Engelli kişiler engelleri aşmak içi mücadele ederken, biz engelsiz dünyamızda önümüze çıkan en küçük engelde nasılda bozguna uğrarız.
Başımıza her zaman gelebilecek bir olay bizleri de engelli yapacaktır. Ne zaman nerede yakalar o bilinmez işte o zaman gelince” engelliyi anladım” dememek için, sağlıklı iken, engelli arkadaşlara acımadan dostça yaklaşıp sıkıntılarını kucaklamamız gerekmez mi? Onları anlamamız gerekir, zaten bizler onları anlayamıyorsak, kesin anlama engelliyiz demektir.

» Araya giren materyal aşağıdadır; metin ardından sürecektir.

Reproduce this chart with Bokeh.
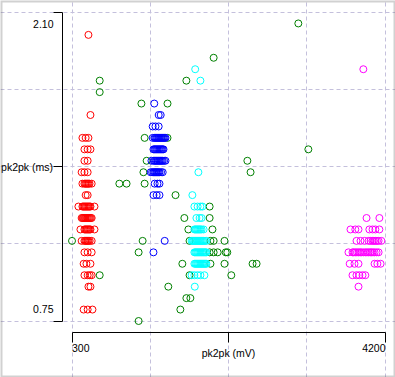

Sokaklarda gezerken engelli bir insan görüyor musunuz? Göremezsiniz… Onların evinin dışında gezebilecekleri bir alan görebiliyor musunuz? Belki kendileri engelli ama ruhlarının özgürlüğünü bile ellerinden almışız yazık ki…
Hadi evinden çıktı diyelim, yaşlı insanların bile zor aşabildikleri kaldırımlar, onlar için kocaman bir engeldir. Vasıtaya binebilirler diyeceksiniz, ancak belediyenin otobüsü otomatik bir rampa indiremiyorsa, ya da şoför araba da bir engelli var ikincisini alamam deyip sizi reddederse…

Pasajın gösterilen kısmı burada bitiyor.